If a transaction is a “notifiable transaction”, then the taxpayer or person who benefits from the transaction must file within 45 days following the earliest of:

  1. the day the person becomes contractually obligated to enter into the notifiable transaction;
  2. the day that the person enters into the notifiable transaction; or
  3. for a person who is simply benefiting from the notifiable transaction (but is not actually entering into it), then the day that the notifiable transaction is entered into.

For advisors and promoters, their deadline is linked to the person that they are advising or having promoted the tax plan to. In other words, whatever deadline applies to their client will also apply to them.

Our concern for both “reportable” and “notifiable” transactions is that many transactions fall within their broad definitions. Similar to our concerns with bare trusts being reportable, this broad scope will likely capture many unsuspecting taxpayers or their advisors (accountants or lawyers), particularly when the tax planning is not considered “aggressive”.

Expansion of the General Anti-Avoidance Rule (“GAAR”)

The GAAR is used by the CRA to recharacterize transactions that are otherwise compliant with tax legislation but they consider “abusive”; it is recharacterized so the tax avoidance that is attempted is thwarted. Currently, GAAR requires three criteria to be met:

  1. There must be a tax benefit realized;
  2. There was a tax avoidance transaction; and
  3. The avoidance transaction was a misuse or abuse of the Income Tax Act.

If the CRA has not already “approved” a type of transaction through its publications, then there is certainly a GAAR risk if the proposed transaction aims to limit taxes. However, so far, the Courts have kept the application of the GAAR fairly limited and it has remained a high bar for the CRA to meet. In the proposed changes, the CRA intends to expand (or, “strengthen” as it is framed in government publications) the GAAR by altering the criteria. These proposed changes were set out in a consultation paper released in the summer and was open for consultation until Sept. 30, 2022. At this stage, we are now waiting for further government releases and/or draft legislation

One of the proposed changes is to amend the definition of “tax benefit” to include tax attributes that may result in a future deferral or reduction of tax. Currently, the tax benefit must actually be realized before the CRA could apply GAAR. Our obvious concern is that the existence of a potential future benefit does not mean the taxpayer will actually implement a transaction that will result in the deferral or reduction in tax. There are also many tax attributes that give rise to tax deferrals or avoidance that are not inherently abusive.

Another proposed change is to include “choice” in the definition of “transaction”. Currently, GAAR applies when a transaction itself is determined to be an avoidance transaction.

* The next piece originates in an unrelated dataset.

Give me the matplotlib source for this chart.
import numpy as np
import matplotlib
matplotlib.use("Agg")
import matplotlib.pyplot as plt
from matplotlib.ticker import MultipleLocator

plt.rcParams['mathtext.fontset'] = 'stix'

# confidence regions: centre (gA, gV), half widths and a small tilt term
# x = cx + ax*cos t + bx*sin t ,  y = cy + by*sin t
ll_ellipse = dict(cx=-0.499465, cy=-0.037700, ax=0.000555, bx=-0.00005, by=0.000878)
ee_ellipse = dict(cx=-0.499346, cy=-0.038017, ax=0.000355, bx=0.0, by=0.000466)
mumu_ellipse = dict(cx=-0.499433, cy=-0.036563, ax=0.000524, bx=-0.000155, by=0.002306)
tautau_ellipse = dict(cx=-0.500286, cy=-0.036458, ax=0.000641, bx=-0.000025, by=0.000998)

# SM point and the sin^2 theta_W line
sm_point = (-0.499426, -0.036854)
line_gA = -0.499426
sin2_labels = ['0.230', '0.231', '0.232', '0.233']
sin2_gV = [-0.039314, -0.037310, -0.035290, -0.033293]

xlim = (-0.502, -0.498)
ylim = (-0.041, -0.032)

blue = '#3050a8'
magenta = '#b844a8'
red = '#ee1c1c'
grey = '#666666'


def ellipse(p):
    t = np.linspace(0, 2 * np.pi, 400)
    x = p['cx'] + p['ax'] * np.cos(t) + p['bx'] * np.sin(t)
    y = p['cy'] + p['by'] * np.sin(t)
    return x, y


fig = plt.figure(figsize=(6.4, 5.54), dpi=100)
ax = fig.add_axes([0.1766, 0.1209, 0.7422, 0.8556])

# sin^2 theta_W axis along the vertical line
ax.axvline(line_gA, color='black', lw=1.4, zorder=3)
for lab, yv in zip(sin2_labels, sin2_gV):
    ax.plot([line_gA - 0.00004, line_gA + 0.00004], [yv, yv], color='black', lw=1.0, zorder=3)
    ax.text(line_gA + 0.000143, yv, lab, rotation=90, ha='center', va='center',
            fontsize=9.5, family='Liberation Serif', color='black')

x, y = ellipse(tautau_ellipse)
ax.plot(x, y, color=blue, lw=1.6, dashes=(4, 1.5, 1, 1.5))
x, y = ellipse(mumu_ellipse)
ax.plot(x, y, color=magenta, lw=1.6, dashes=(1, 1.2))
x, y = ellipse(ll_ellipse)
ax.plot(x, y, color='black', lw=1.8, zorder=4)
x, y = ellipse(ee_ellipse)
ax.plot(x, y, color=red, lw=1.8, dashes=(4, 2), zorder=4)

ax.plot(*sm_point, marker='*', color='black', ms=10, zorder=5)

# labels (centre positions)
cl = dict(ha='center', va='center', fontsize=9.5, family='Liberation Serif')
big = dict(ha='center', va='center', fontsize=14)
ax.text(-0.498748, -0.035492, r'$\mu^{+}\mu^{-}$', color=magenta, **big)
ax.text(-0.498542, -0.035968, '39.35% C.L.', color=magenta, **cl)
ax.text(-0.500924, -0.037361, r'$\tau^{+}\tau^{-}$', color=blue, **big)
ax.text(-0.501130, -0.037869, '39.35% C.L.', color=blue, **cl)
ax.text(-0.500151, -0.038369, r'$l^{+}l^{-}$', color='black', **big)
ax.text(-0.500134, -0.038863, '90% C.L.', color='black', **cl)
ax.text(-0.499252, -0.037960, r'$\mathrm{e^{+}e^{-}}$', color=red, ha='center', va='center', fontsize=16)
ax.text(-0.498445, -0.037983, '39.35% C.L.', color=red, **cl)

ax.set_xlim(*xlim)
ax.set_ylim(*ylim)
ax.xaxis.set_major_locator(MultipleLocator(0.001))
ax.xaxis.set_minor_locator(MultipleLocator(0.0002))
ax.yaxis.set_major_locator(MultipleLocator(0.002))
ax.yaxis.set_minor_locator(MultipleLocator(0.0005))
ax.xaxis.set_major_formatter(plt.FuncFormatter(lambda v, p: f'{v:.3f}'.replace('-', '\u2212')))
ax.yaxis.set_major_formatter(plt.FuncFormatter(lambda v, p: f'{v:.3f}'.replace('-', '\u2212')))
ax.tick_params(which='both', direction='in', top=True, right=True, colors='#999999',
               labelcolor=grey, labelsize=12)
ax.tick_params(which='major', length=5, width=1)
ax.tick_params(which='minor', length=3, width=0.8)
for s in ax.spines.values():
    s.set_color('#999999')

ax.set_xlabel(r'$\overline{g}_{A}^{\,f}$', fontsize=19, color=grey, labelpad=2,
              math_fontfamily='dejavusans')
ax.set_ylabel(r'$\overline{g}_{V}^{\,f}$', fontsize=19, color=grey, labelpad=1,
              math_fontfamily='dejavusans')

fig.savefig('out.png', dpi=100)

In a recent case, the members of a deposit insurance corporation (the taxpayer) were assessed by another deposit insurance corporation and the members were required to pay. The taxpayer was required to provide funds to the members to cover this assessment. The taxpayer chose to pay members a dividend instead of a “return of amounts previously assessed”. The dividend would pass tax-free to the members[4] and would allow the taxpayer to claim a deduction for the amount paid to the second deposit insurance corporation. In contrast, if the taxpayer instead paid the members a return of amounts previously assessed, those amounts would have been taxable to the members.[5] The CRA argued this was subject to GAAR. The Court disagreed and determined that the choice to pay the funds as dividends was not, in itself, an avoidance transaction because it was a choice, not a transaction. Since the second criteria could not be met, it could not be subject to GAAR.

By expanding the definition to include “choices”, this mean the choice to effect a transaction one way instead of another may be considered an “avoidance transaction”. This broadens the definition significantly. There is a long-standing principle that taxpayers have the right to organize their affairs in a manner that minimizes tax (called the Duke of Westminster’s principle). Our concern is that this expanded definition will erode this principle and implies that a taxpayer should not try to minimize their taxes, even when their choices are both within the wording of the tax laws.

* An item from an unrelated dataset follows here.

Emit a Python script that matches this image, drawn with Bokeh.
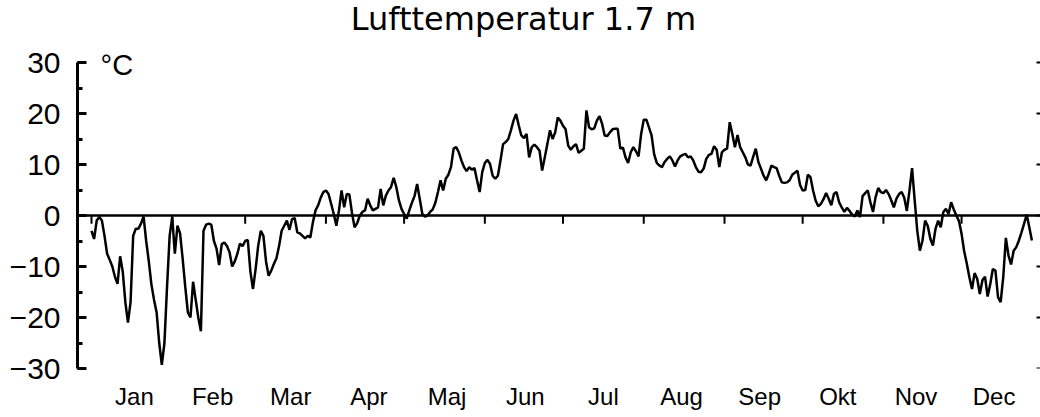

Lastly, we are also concerned with the proposed lowering of the purpose threshold required for a transaction to be considered an “avoidance transaction”. Currently, an avoidance transactions requires “avoiding tax” to be the primary purpose of the transaction. The proposed change has suggested that “avoiding tax” should only be one of the purposes or a material purpose of the transaction. This can also have far-reaching implications as most, if not all, tax planning involves the reduction or avoidance of tax as one of the purposes.

Overall, expanding the GAAR will significantly increase uncertainty when it comes to tax planning.

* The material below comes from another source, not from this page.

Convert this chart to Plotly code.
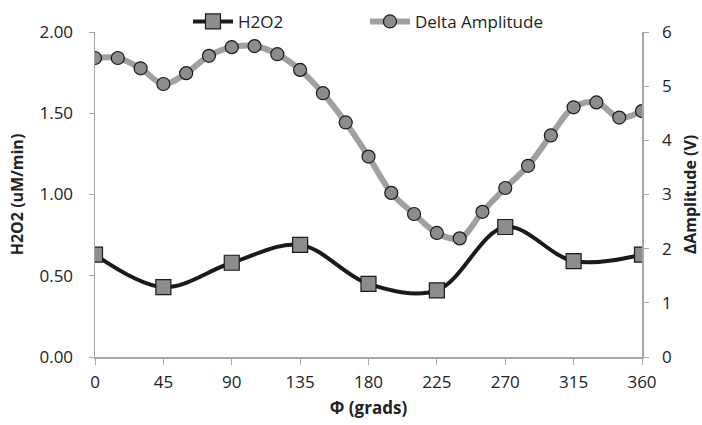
import plotly.graph_objects as go

phi_amp = [0, 15, 30, 45, 60, 75, 90, 105, 120, 135, 150, 165, 180,
           195, 210, 225, 240, 255, 270, 285, 300, 315, 330, 345, 360]
delta_amp = [5.52, 5.52, 5.33, 5.04, 5.24, 5.56, 5.72, 5.74, 5.59, 5.30, 4.87, 4.33, 3.70,
             3.03, 2.64, 2.29, 2.19, 2.68, 3.12, 3.53, 4.09, 4.61, 4.70, 4.42, 4.54]

phi_h2o2 = [0, 45, 90, 135, 180, 225, 270, 315, 360]
h2o2 = [0.63, 0.43, 0.58, 0.69, 0.45, 0.41, 0.80, 0.59, 0.63]

x_ticks = [0, 45, 90, 135, 180, 225, 270, 315, 360]

FONT = "Open Sans"
AX = "#a6a6a6"

fig = go.Figure()
fig.add_trace(go.Scatter(
    x=phi_h2o2, y=h2o2, name="H2O2", mode="lines+markers",
    line=dict(color="#1a1a1a", width=4, shape="spline", smoothing=1.0),
    marker=dict(symbol="square", size=15, color="#8c8c8c",
                line=dict(color="#1a1a1a", width=1.2)),
    yaxis="y", legend="legend"))
fig.add_trace(go.Scatter(
    x=phi_amp, y=delta_amp, name="Delta Amplitude", mode="lines+markers",
    line=dict(color="#a0a0a0", width=6, shape="spline", smoothing=1.0),
    marker=dict(symbol="circle", size=13, color="#8c8c8c",
                line=dict(color="#1a1a1a", width=1.2)),
    yaxis="y2", legend="legend2"))

leg_common = dict(orientation="h", y=1.031, yanchor="middle", xanchor="left",
                  font=dict(size=17, color="#222"), bgcolor="rgba(0,0,0,0)", itemwidth=40)

fig.update_layout(
    width=702, height=425,
    margin=dict(l=95, r=60, t=32, b=68, autoexpand=False),
    paper_bgcolor="white", plot_bgcolor="white",
    font=dict(family=FONT, size=17, color="#222"),
    showlegend=True,
    legend=dict(x=0.170, **leg_common),
    legend2=dict(x=0.4935, **leg_common),
    xaxis=dict(range=[0, 360], tickvals=x_ticks, ticktext=[str(v) for v in x_ticks],
               showgrid=False, zeroline=False, showline=True, linecolor=AX, linewidth=1.5,
               ticks="outside", tickcolor=AX, ticklen=6, ticklabelstandoff=3,
               title=dict(text="<b>Φ (grads)</b>", font=dict(size=17), standoff=10)),
    yaxis=dict(range=[0, 2.0], tickvals=[0, 0.5, 1.0, 1.5, 2.0], tickformat=".2f",
               showgrid=False, zeroline=False, showline=True, linecolor=AX, linewidth=1.5,
               ticks="outside", tickcolor=AX, ticklen=5, ticklabelstandoff=12,
               title=dict(text="<b>H2O2 (uM/min)</b>", font=dict(size=16), standoff=12)),
    yaxis2=dict(range=[0, 6], tickvals=[0, 1, 2, 3, 4, 5, 6], overlaying="y", side="right",
                showgrid=False, zeroline=False, showline=True, linecolor=AX, linewidth=1.5,
                ticks="outside", tickcolor=AX, ticklen=5, ticklabelstandoff=10,
                title=dict(text="<b>ΔAmplitude (V)</b>", font=dict(size=16), standoff=14)),
)

fig.write_html("out.html", config={"displayModeBar": False, "staticPlot": True},
               post_script="document.body.style.margin='0';")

The 2022 Budget indicated that the CRA intends to increase audits to recoup what they consider to be tax revenue loss due to tax avoidance. While the above changes do not increase tax rates, they do encourage and require extensive disclosure of information to the CRA and increase the scope of transactions that may subject taxpayers (or their advisors) to audits and penalties.


[1] Exceptions include, but are not limited to: mutual fund trusts; registered plan trusts (i.e. RRSP, TFSA, RDSP, etc.); employee life and health trusts; lawyers’ general trust accounts; graduated rate estates; qualified disability trusts; non-profit trusts or charities; trusts that exist for less than 3 months; and trusts that hold less than $50,000 in deposits, government debt obligations and listed securities.

[2] There is an exception to the extent the advisor is prohibited to disclose information due to client-solicitor privilege.

[3] This does not include solicitor-client privilege.

[4] As an inter-corporate dividend.

[5] Spruce Credit Union v The Queen, 2012 TCC 357, affirmed 2014 FCA 143.